An Embarrassing War of Words Among Neighbors

By Marcela Sanchez
Special to
Friday, March 7, 2008; 12:00 AM

WASHINGTON -- While Ecuadorian troops were positioning themselves this week at the border with Colombia, and hours after Ecuador's President Rafael Correa severed relations with that country, a diplomatic war of words between the two neighbors began here at the Organization of American States.

On Tuesday, Ecuadorian Foreign Minister Maria Isabel Salvador launched the first sortie, accusing Colombia of violating Ecuador's sovereignty and ignoring five articles of the OAS Charter when it attacked a guerrilla base inside Ecuador last Saturday. Unsatisfied with public apologies from officials in Bogota, Salvador pressed for regional condemnation of Colombia.

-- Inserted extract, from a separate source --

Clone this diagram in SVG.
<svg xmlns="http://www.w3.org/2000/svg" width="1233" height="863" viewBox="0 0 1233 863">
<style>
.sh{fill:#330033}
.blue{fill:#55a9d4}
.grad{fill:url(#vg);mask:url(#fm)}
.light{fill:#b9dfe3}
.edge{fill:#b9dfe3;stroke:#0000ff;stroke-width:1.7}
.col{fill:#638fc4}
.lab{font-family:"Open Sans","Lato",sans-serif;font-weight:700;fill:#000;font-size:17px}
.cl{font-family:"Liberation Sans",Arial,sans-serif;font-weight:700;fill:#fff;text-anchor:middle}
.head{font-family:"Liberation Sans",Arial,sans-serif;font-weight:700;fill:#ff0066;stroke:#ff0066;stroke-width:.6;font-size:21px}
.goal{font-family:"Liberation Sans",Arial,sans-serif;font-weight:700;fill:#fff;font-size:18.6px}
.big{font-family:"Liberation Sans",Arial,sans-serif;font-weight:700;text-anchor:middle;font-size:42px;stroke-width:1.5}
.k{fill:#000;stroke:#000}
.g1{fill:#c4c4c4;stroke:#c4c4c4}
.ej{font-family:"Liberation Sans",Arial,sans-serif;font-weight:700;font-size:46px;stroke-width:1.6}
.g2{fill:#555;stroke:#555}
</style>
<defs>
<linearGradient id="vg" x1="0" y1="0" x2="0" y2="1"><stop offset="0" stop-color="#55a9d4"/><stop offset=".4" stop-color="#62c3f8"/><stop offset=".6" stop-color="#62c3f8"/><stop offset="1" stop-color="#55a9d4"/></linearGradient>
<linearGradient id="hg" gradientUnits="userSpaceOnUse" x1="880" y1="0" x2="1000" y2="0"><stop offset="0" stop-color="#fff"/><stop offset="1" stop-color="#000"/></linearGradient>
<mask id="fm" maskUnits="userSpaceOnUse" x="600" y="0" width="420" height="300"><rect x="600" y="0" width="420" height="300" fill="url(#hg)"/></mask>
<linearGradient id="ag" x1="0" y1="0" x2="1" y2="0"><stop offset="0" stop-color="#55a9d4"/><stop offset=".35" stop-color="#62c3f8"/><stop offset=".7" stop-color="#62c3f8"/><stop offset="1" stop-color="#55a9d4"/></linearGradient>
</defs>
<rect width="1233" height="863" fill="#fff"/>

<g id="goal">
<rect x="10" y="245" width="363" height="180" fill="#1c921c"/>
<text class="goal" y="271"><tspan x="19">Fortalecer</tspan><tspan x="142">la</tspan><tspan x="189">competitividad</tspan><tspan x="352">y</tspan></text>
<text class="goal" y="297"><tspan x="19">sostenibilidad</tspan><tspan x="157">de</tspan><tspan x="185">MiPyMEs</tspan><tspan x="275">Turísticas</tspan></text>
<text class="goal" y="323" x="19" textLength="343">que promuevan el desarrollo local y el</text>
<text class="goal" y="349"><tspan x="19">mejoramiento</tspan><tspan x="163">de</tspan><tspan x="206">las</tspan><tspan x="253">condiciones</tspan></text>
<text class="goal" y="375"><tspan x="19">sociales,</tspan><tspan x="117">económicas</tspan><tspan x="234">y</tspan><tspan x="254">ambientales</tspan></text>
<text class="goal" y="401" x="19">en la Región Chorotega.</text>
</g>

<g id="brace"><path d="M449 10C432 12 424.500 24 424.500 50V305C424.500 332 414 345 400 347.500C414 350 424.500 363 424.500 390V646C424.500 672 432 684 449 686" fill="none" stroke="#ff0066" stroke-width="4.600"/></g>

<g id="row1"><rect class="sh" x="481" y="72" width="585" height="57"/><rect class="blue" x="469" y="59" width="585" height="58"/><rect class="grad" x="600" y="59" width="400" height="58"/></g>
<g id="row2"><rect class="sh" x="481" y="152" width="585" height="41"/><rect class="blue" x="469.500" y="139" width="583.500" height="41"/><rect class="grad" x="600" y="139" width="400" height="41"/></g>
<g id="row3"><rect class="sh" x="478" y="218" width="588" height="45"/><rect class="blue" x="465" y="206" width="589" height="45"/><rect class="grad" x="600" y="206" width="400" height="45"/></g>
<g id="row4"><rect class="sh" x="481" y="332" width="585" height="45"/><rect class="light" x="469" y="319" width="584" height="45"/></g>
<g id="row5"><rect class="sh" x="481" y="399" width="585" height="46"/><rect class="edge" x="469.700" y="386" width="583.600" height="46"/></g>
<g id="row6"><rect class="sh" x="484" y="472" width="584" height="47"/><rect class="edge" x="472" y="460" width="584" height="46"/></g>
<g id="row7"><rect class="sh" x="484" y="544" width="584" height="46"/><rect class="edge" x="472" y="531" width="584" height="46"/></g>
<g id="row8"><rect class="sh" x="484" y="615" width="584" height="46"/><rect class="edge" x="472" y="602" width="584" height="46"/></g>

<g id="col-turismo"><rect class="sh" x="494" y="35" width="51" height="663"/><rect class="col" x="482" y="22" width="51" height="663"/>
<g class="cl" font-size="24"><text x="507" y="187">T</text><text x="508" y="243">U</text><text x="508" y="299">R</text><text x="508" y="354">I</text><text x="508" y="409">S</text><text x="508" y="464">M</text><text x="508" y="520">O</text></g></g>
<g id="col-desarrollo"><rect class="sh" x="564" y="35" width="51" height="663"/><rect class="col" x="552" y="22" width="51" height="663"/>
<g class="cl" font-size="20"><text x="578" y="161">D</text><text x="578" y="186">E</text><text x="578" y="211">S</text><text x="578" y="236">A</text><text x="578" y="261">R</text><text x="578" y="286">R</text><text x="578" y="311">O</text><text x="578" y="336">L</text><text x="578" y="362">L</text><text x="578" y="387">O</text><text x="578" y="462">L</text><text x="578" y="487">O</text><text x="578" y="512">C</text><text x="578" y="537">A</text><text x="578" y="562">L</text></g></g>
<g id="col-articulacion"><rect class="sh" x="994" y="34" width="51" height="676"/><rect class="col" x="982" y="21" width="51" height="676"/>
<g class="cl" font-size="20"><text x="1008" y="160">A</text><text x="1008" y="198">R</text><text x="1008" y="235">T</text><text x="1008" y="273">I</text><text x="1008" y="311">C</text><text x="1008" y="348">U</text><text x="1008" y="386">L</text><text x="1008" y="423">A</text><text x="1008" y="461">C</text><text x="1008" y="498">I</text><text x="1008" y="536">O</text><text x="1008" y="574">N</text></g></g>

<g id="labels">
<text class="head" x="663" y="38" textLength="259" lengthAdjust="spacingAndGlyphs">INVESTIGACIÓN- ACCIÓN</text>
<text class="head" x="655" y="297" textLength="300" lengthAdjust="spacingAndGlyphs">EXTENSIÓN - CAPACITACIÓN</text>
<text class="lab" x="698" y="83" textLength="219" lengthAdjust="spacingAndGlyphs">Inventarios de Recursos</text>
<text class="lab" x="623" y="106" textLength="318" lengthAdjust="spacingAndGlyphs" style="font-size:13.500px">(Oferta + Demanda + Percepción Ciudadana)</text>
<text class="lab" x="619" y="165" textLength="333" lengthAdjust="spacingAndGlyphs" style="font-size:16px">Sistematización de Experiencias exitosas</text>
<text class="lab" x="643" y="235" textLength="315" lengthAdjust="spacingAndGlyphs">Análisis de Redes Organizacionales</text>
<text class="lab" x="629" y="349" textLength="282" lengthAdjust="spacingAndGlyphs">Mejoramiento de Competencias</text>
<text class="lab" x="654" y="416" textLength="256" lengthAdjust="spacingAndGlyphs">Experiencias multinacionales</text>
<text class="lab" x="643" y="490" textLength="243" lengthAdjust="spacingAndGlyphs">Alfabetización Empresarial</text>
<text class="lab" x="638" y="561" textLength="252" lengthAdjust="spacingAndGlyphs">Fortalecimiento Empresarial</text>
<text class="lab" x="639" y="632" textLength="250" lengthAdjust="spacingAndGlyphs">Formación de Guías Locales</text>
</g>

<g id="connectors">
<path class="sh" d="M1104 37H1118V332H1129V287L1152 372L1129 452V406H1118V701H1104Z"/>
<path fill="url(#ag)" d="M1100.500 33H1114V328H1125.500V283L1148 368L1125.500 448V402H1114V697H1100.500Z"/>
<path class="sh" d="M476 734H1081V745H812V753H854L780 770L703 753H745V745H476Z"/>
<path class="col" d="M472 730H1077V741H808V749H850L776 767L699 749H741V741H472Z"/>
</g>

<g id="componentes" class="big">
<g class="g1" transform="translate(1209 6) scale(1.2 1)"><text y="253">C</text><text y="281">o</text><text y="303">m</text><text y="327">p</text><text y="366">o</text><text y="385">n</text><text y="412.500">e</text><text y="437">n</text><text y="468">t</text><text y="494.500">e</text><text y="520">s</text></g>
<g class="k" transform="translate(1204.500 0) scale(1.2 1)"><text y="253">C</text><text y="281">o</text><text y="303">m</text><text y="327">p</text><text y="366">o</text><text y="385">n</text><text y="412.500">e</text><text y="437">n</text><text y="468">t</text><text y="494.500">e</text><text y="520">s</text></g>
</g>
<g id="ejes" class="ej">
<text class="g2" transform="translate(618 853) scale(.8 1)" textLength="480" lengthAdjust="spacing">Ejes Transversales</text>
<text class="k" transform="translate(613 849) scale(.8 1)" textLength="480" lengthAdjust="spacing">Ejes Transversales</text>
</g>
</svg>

Camilo Ospina, Colombia's permanent representative to the OAS, returned the fire with his own list of international anti-terrorism obligations purportedly violated by Ecuador. Ospina accused Ecuador of showing more sympathy for the Revolutionary Armed Forces of Colombia (FARC) than for the plight of Colombians.

That this has become a crisis of such war-threatening magnitude -- Venezuela has also dispatched troops to its border with Colombia -- seems, to put it mildly, unnecessary. It was barely a month ago that world opinion seemed united against the FARC. Millions of people in more than 100 cities worldwide marched to express their opposition to the FARC and its history of murder, kidnapping and deceit.

Then Saturday morning, Colombian security forces bombarded a FARC camp one mile into Ecuadorian territory after the guerrillas allegedly fired on the Colombians and killed one soldier. While there have been other occasions when Colombian forces fired into neighboring territory in response too FARC attacks, this one hit the news big time because Raul Reyes, the second most important FARC commander, was killed.

That morning Correa interrupted his radio address to receive a call from Colombian President Alvaro Uribe. When he returned to the microphone, Correa lamented the loss of life and offered to help bring an end to Colombia's internal conflict.

Hours later, Correa's tone had radically changed. By Saturday evening, Correa had recalled his ambassador in Bogota and accused Uribe of lying about the incident. By Monday, Ecuadorian troops began arriving at the border.

Even before the OAS encounter ended Wednesday with Colombia admitting its trespasses once again but without receiving regional condemnation, it seemed that this crisis was shaping up as an embarrassment that Ecuador could have avoided. First of all, it put Ecuador on the wrong side of the FARC issue. Instead of being outraged by the continued violation of its sovereignty by the guerrillas, Ecuador was using the OAS and the United Nations to take to task a neighbor with which it has a significant trade relation and a history of "fraternal love" -- to use Correa's words.

The sequence of events further revealed Ecuador's deference to and dependence on Venezuelan President Hugo Chavez, who condemned Colombia's action before Correa did and mobilized his own troops on Sunday. Many observers believe that it took a call from Chavez for Correa to turn more aggressive toward Uribe.

The crisis also says a lot about Ecuador's strategy in dealing with the FARC. Colombian officials claim they recovered Reyes' computer and on it, two letters detailing recent meetings with Correa's security minister, Gustavo Larrea, in which Larrea apparently offered to replace Ecuadorian military leaders hostile to the FARC and asked the guerrillas to train locals on organizacion de masas (mass mobilization).

Ecuador disputes the authenticity of these letters and the other purported evidence that would concretely link Correa, Chavez and the FARC for their own political gain. Ecuador does not, however, dispute the meetings themselves and argues that they were motivated by humanitarian concerns. Before Reyes was killed, Ecuadoran officials say they were about to secure the release of more FARC-held hostages.

It is true that all of Colombia's neighbors have been forced to deal with the FARC one way or another because of its incursions into their territories. Perhaps this incident will serve to clarify that striking a Faustian bargain with the FARC is no longer tenable. It is naive to believe that as long as the FARC does not spread violence in Ecuador, the rebels will have no detrimental impact there.

Just ask Colombians what the social, political and economic toll has been from an organization that traffics in millions of dollars of drugs and weapons for a cause that has lost any political justification. That is why Colombians have said "no mas" (no more) to the FARC, and why more than 80 percent support Uribe and the strike on Reyes' camp.